Pianist makes most of minimalism

Pianist Bruce Brubaker played his first faculty recital at the New England Conservatory Tuesday night, offering a program of minimalist music, or at least of music related to minimalism. He proved an elegant advocate, without, perhaps, convincing everyone that such a program was a good idea. He wasn't doing missionary work, but preaching to the converted.

The program leaflet included two full pages devoted to Brubaker's biography, and not a word about the music, so the lanky pianist offered a few observations -- one wished he had said more. Philip Glass was represented by "Mad Rush," a quiet piece, a little like a Schubert song accompaniment, and, at encore time, by "Metamorphosis II," which presents a melody in octaves which alternate with ornamental figurations which rapidly whirl around the same outline. It was quite haunting.

John Cage's "Dream" is pretty, and Brubaker played it with subtlety of touch and dynamic gradation. What the composer was dreaming about was evidently Debussy's "Reverie," but without the melody.

Brubaker described Alvin Curran's "Hope Street Tunnel Blues III" by calling it "piano playing as extreme sport." Chords rapidly alternating between the two hands depict the rapid movement of a locomotive, of a train headed west; the pinkies of each hand etch a clashing harmony. The piece goes on past any normal point of exhaustion for performer or listener. The very end bursts into a railroad blues, after which it was the audience's turn to erupt.

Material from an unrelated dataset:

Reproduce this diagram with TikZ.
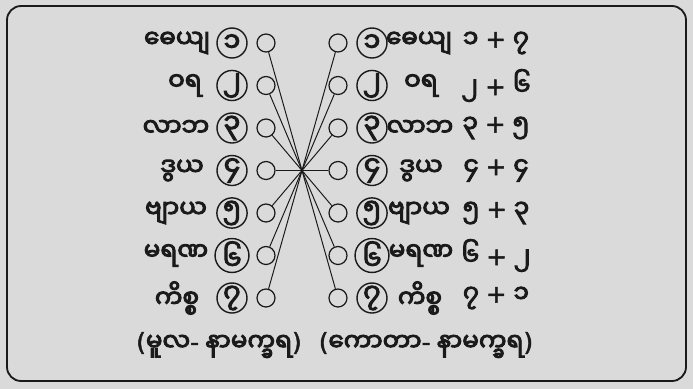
\documentclass[tikz,border=0pt]{standalone}
\usepackage{fontspec}
\usepackage{tikz}
\usetikzlibrary{positioning}
\newfontfamily\mmfont[Script=Myanmar,FakeBold=4]{Noto Sans Myanmar UI}
\newfontfamily\symfont[FakeBold=2]{DejaVu Sans}
\newcommand{\sym}[1]{{\symfont #1}}
\definecolor{paper}{HTML}{DADADA}
\definecolor{ink}{HTML}{1A1A1A}

\begin{document}
\begin{tikzpicture}[
    x=0.025cm, y=-0.025cm,
    font=\mmfont\fontsize{17.5}{20}\selectfont,
    % Frame styling
    frame/.style={draw=ink, line width=1.3pt, rounded corners=10pt},
    % Circle styling
    numring/.style={draw=ink, line width=1pt, circle, minimum size=0.75cm, inner sep=0pt, text=ink, font=\mmfont\fontsize{19}{21}\selectfont},
    joint/.style={draw=ink, line width=0.9pt, circle, minimum size=0.45cm, inner sep=0pt},
    % Text styling
    term/.style={text=ink, inner sep=0pt, anchor=center},
    sumlabel/.style={text=ink, inner sep=0pt, anchor=center},
    % Connector styling
    spoke/.style={draw=ink, line width=0.7pt}
]

% ---------------------------------------------------
% 0. PAPER AND FRAME
% ---------------------------------------------------
\fill[paper] (0,0) rectangle (693,389);
\useasboundingbox (0,0) rectangle (693,389);
\draw[frame] (7,6) rectangle (686,381);

% ---------------------------------------------------
% 1. LEFT COLUMN (names, numbers, joints)
% ---------------------------------------------------
\node[term] (lterm1) at (177, 43) {ဓေယျ};
\node[term] (lterm2) at (185, 85.5) {ဝရ};
\node[term] (lterm3) at (176, 128) {လာဘ};
\node[term] (lterm4) at (182, 170.5) {ဒွယ};
\node[term] (lterm5) at (176, 213) {ဗျာယ};
\node[term] (lterm6) at (176, 255.5) {မရဏ};
\node[term] (lterm7) at (177, 298) {ကိစ္စ};

\node[numring] (lnum1) at (232, 43) {၁};
\node[numring] (lnum2) at (232, 85.5) {၂};
\node[numring] (lnum3) at (232, 128) {၃};
\node[numring] (lnum4) at (232, 170.5) {၄};
\node[numring] (lnum5) at (232, 213) {၅};
\node[numring] (lnum6) at (232, 255.5) {၆};
\node[numring] (lnum7) at (232, 298) {၇};

\node[joint] (ljoint1) at (266, 43) {};
\node[joint] (ljoint2) at (266, 85.5) {};
\node[joint] (ljoint3) at (266, 128) {};
\node[joint] (ljoint4) at (266, 170.5) {};
\node[joint] (ljoint5) at (266, 213) {};
\node[joint] (ljoint6) at (266, 255.5) {};
\node[joint] (ljoint7) at (266, 298) {};

% ---------------------------------------------------
% 2. RIGHT COLUMN (joints, numbers, names, sums)
% ---------------------------------------------------
\node[joint] (rjoint1) at (338, 43) {};
\node[joint] (rjoint2) at (338, 85.5) {};
\node[joint] (rjoint3) at (338, 128) {};
\node[joint] (rjoint4) at (338, 170.5) {};
\node[joint] (rjoint5) at (338, 213) {};
\node[joint] (rjoint6) at (338, 255.5) {};
\node[joint] (rjoint7) at (338, 298) {};

\node[numring] (rnum1) at (372, 43) {၁};
\node[numring] (rnum2) at (372, 85.5) {၂};
\node[numring] (rnum3) at (372, 128) {၃};
\node[numring] (rnum4) at (372, 170.5) {၄};
\node[numring] (rnum5) at (372, 213) {၅};
\node[numring] (rnum6) at (372, 255.5) {၆};
\node[numring] (rnum7) at (372, 298) {၇};

\node[term] (rterm1) at (419, 43) {ဓေယျ};
\node[term] (rterm2) at (421, 85.5) {ဝရ};
\node[term] (rterm3) at (420, 128) {လာဘ};
\node[term] (rterm4) at (421, 170.5) {ဒွယ};
\node[term] (rterm5) at (419, 213) {ဗျာယ};
\node[term] (rterm6) at (421, 255.5) {မရဏ};
\node[term] (rterm7) at (420, 298) {ကိစ္စ};

\node[sumlabel] (sum1) at (496, 43) {၁\hspace{5pt}\sym{+}\hspace{5pt}၇};
\node[sumlabel] (sum2) at (496, 85.5) {၂\hspace{5pt}\sym{+}\hspace{5pt}၆};
\node[sumlabel] (sum3) at (496, 128) {၃\hspace{5pt}\sym{+}\hspace{5pt}၅};
\node[sumlabel] (sum4) at (496, 170.5) {၄\hspace{5pt}\sym{+}\hspace{5pt}၄};
\node[sumlabel] (sum5) at (496, 213) {၅\hspace{5pt}\sym{+}\hspace{5pt}၃};
\node[sumlabel] (sum6) at (496, 255.5) {၆\hspace{5pt}\sym{+}\hspace{5pt}၂};
\node[sumlabel] (sum7) at (496, 298) {၇\hspace{5pt}\sym{+}\hspace{5pt}၁};

% Column captions
\node[term] (lcaption) at (219, 345) {\sym{(}မူလ\sym{-} နာမက္ခရ\sym{)}};
\node[term] (rcaption) at (426, 345) {\sym{(}ကောတာ\sym{-} နာမက္ခရ\sym{)}};

% ---------------------------------------------------
% 3. CONNECTIONS (all crossing at one centre point)
% ---------------------------------------------------
\draw[spoke] (ljoint1) -- (rjoint7);
\draw[spoke] (ljoint2) -- (rjoint6);
\draw[spoke] (ljoint3) -- (rjoint5);
\draw[spoke] (ljoint4) -- (rjoint4);
\draw[spoke] (ljoint5) -- (rjoint3);
\draw[spoke] (ljoint6) -- (rjoint2);
\draw[spoke] (ljoint7) -- (rjoint1);

\end{tikzpicture}
\end{document}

John Adams's "Phrygian Gates" (1977) has emerged as a classic of the genre. Brubaker argued it is actually closer to Beethoven than it is to Glass. Brubaker played it with an enviable command of voicing and texture and an extraordinary crescendo of volume and excitement toward the overwhelming end which then evaporates without resolving the harmonic conflict.

One lesson of this recital was that minimalism, like every other kind of music, profits from the most sensitive and expert performance, and Brubaker at his best achieved a blissful stasis through ceaseless motor movement and suspended time by focusing on iridescent detail as it flashed by.